Task details: Without the pictures, return all of the material exactly as written.

Data block:
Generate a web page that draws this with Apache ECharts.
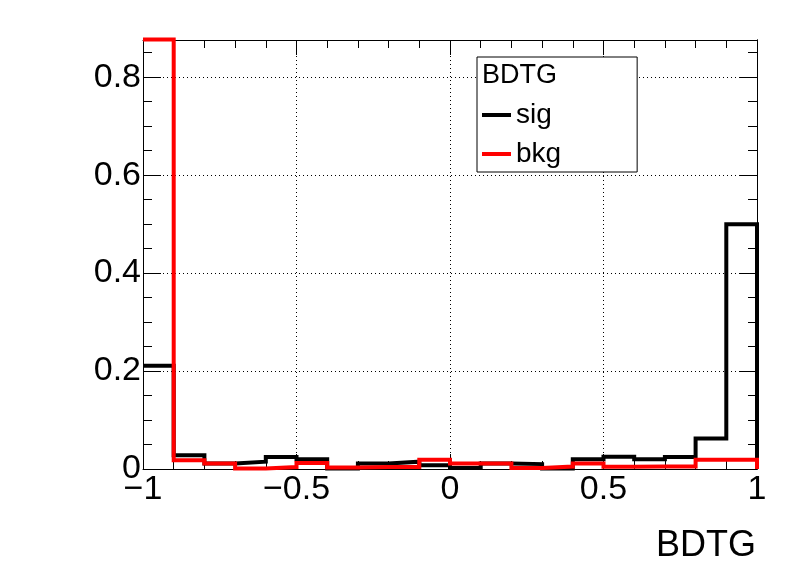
<!DOCTYPE html>
<html>
<head>
<meta charset="utf-8">
<script src="https://cdn.jsdelivr.net/npm/echarts@6/dist/echarts.min.js"></script>
<style>
  html, body { margin: 0; padding: 0; background: #fff; }
  #chart { width: 796px; height: 572px; }
</style>
</head>
<body>
<div id="chart"></div>
<script>
// histogram bin edges (20 bins of 0.1 from -1 to 1)
const BIN_EDGES = [-1, -0.9, -0.8, -0.7, -0.6, -0.5, -0.4, -0.3, -0.2, -0.1, 0,
  0.1, 0.2, 0.3, 0.4, 0.5, 0.6, 0.7, 0.8, 0.9, 1]
const SIG = [0.211, 0.028, 0.011, 0.015, 0.0245, 0.020, 0.001, 0.011, 0.015, 0.0075,
  0.002, 0.011, 0.010, 0.001, 0.020, 0.025, 0.020, 0.0245, 0.0625, 0.500]
const BKG = [0.877, 0.018, 0.011, 0.001, 0.004, 0.012, 0.003, 0.004, 0.004, 0.019,
  0.011, 0.011, 0.002, 0.005, 0.011, 0.0047, 0.005, 0.005, 0.019, 0.019]
const Y_MAX = 0.876
const FONT = 'Liberation Sans'

// step points: left edge of each bin, then close at the last edge and drop to 0
function stepPoints(values) {
  const pts = values.map((v, i) => [BIN_EDGES[i], v])
  const last = BIN_EDGES[BIN_EDGES.length - 1]
  pts.push([last, values[values.length - 1]])
  pts.push([last, 0])
  return pts
}

const minus = v => String(v).replace('-', '\u2212')
const dotted = { color: '#000', width: 1, type: [1, 3] }

function xAxisDef(position, labels) {
  return {
    type: 'value', position, min: -1, max: 1, interval: 0.5,
    axisLine: { show: true, onZero: false, lineStyle: { color: '#000', width: 1 } },
    axisTick: { show: true, inside: true, length: 15, lineStyle: { color: '#000' } },
    minorTick: { show: true, splitNumber: 5, length: 8, lineStyle: { color: '#000' } },
    splitLine: { show: labels, lineStyle: dotted },
    axisLabel: labels
      ? { show: true, formatter: minus, fontSize: 34, fontFamily: FONT, color: '#000', margin: 4 }
      : { show: false },
  }
}

function yAxisDef(position, interval, tickLen, labels) {
  return {
    type: 'value', position, min: 0, max: Y_MAX, interval,
    axisLine: { show: true, onZero: false, lineStyle: { color: '#000', width: 1 } },
    axisTick: { show: true, inside: true, length: tickLen, lineStyle: { color: '#000' } },
    splitLine: { show: labels, lineStyle: dotted },
    axisLabel: labels
      ? { show: true, showMaxLabel: false, fontSize: 34, fontFamily: FONT, color: '#000', margin: 2 }
      : { show: false },
  }
}

const chart = echarts.init(document.getElementById('chart'), null, { renderer: 'canvas' })
chart.setOption({
  animation: false,
  backgroundColor: '#fff',
  grid: { left: 143, right: 39, top: 40, bottom: 103 },
  xAxis: [xAxisDef('bottom', true), xAxisDef('top', false)],
  yAxis: [
    yAxisDef('left', 0.2, 18, true),
    yAxisDef('left', 0.05, 9, false),
    yAxisDef('right', 0.2, 18, false),
    yAxisDef('right', 0.05, 9, false),
  ],
  legend: {
    data: ['sig', 'bkg'],
    orient: 'vertical',
    left: 477, top: 57,
    padding: [44, 76, 4, 5],
    itemGap: 11,
    icon: 'rect',
    itemWidth: 29, itemHeight: 4,
    backgroundColor: '#fff',
    borderColor: '#000', borderWidth: 1, borderRadius: 0,
    textStyle: { fontSize: 28, fontFamily: FONT, color: '#000' },
  },
  graphic: [
    {
      type: 'text', x: 482, y: 75.5, z: 100,
      style: { text: 'BDTG', font: `27px "${FONT}"`, fill: '#000', textAlign: 'left', textVerticalAlign: 'middle' },
    },
    {
      type: 'text', x: 756, y: 546, z: 100,
      style: { text: 'BDTG', font: `36px "${FONT}"`, fill: '#000', textAlign: 'right', textVerticalAlign: 'middle' },
    },
  ],
  series: [
    {
      name: 'sig', type: 'line', step: 'end', symbol: 'none', clip: false,
      data: stepPoints(SIG), z: 3,
      itemStyle: { color: '#000' },
      lineStyle: { color: '#000', width: 4, join: 'miter', cap: 'butt' },
    },
    {
      name: 'bkg', type: 'line', step: 'end', symbol: 'none', clip: false,
      data: stepPoints(BKG), z: 4,
      itemStyle: { color: '#ff0000' },
      lineStyle: { color: '#ff0000', width: 4, join: 'miter', cap: 'butt' },
    },
  ],
})
</script>
</body>
</html>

Full response:
Generate a web page that draws this with Apache ECharts.
<!DOCTYPE html>
<html>
<head>
<meta charset="utf-8">
<script src="https://cdn.jsdelivr.net/npm/echarts@6/dist/echarts.min.js"></script>
<style>
  html, body { margin: 0; padding: 0; background: #fff; }
  #chart { width: 796px; height: 572px; }
</style>
</head>
<body>
<div id="chart"></div>
<script>
// histogram bin edges (20 bins of 0.1 from -1 to 1)
const BIN_EDGES = [-1, -0.9, -0.8, -0.7, -0.6, -0.5, -0.4, -0.3, -0.2, -0.1, 0,
  0.1, 0.2, 0.3, 0.4, 0.5, 0.6, 0.7, 0.8, 0.9, 1]
const SIG = [0.211, 0.028, 0.011, 0.015, 0.0245, 0.020, 0.001, 0.011, 0.015, 0.0075,
  0.002, 0.011, 0.010, 0.001, 0.020, 0.025, 0.020, 0.0245, 0.0625, 0.500]
const BKG = [0.877, 0.018, 0.011, 0.001, 0.004, 0.012, 0.003, 0.004, 0.004, 0.019,
  0.011, 0.011, 0.002, 0.005, 0.011, 0.0047, 0.005, 0.005, 0.019, 0.019]
const Y_MAX = 0.876
const FONT = 'Liberation Sans'

// step points: left edge of each bin, then close at the last edge and drop to 0
function stepPoints(values) {
  const pts = values.map((v, i) => [BIN_EDGES[i], v])
  const last = BIN_EDGES[BIN_EDGES.length - 1]
  pts.push([last, values[values.length - 1]])
  pts.push([last, 0])
  return pts
}

const minus = v => String(v).replace('-', '\u2212')
const dotted = { color: '#000', width: 1, type: [1, 3] }

function xAxisDef(position, labels) {
  return {
    type: 'value', position, min: -1, max: 1, interval: 0.5,
    axisLine: { show: true, onZero: false, lineStyle: { color: '#000', width: 1 } },
    axisTick: { show: true, inside: true, length: 15, lineStyle: { color: '#000' } },
    minorTick: { show: true, splitNumber: 5, length: 8, lineStyle: { color: '#000' } },
    splitLine: { show: labels, lineStyle: dotted },
    axisLabel: labels
      ? { show: true, formatter: minus, fontSize: 34, fontFamily: FONT, color: '#000', margin: 4 }
      : { show: false },
  }
}

function yAxisDef(position, interval, tickLen, labels) {
  return {
    type: 'value', position, min: 0, max: Y_MAX, interval,
    axisLine: { show: true, onZero: false, lineStyle: { color: '#000', width: 1 } },
    axisTick: { show: true, inside: true, length: tickLen, lineStyle: { color: '#000' } },
    splitLine: { show: labels, lineStyle: dotted },
    axisLabel: labels
      ? { show: true, showMaxLabel: false, fontSize: 34, fontFamily: FONT, color: '#000', margin: 2 }
      : { show: false },
  }
}

const chart = echarts.init(document.getElementById('chart'), null, { renderer: 'canvas' })
chart.setOption({
  animation: false,
  backgroundColor: '#fff',
  grid: { left: 143, right: 39, top: 40, bottom: 103 },
  xAxis: [xAxisDef('bottom', true), xAxisDef('top', false)],
  yAxis: [
    yAxisDef('left', 0.2, 18, true),
    yAxisDef('left', 0.05, 9, false),
    yAxisDef('right', 0.2, 18, false),
    yAxisDef('right', 0.05, 9, false),
  ],
  legend: {
    data: ['sig', 'bkg'],
    orient: 'vertical',
    left: 477, top: 57,
    padding: [44, 76, 4, 5],
    itemGap: 11,
    icon: 'rect',
    itemWidth: 29, itemHeight: 4,
    backgroundColor: '#fff',
    borderColor: '#000', borderWidth: 1, borderRadius: 0,
    textStyle: { fontSize: 28, fontFamily: FONT, color: '#000' },
  },
  graphic: [
    {
      type: 'text', x: 482, y: 75.5, z: 100,
      style: { text: 'BDTG', font: `27px "${FONT}"`, fill: '#000', textAlign: 'left', textVerticalAlign: 'middle' },
    },
    {
      type: 'text', x: 756, y: 546, z: 100,
      style: { text: 'BDTG', font: `36px "${FONT}"`, fill: '#000', textAlign: 'right', textVerticalAlign: 'middle' },
    },
  ],
  series: [
    {
      name: 'sig', type: 'line', step: 'end', symbol: 'none', clip: false,
      data: stepPoints(SIG), z: 3,
      itemStyle: { color: '#000' },
      lineStyle: { color: '#000', width: 4, join: 'miter', cap: 'butt' },
    },
    {
      name: 'bkg', type: 'line', step: 'end', symbol: 'none', clip: false,
      data: stepPoints(BKG), z: 4,
      itemStyle: { color: '#ff0000' },
      lineStyle: { color: '#ff0000', width: 4, join: 'miter', cap: 'butt' },
    },
  ],
})
</script>
</body>
</html>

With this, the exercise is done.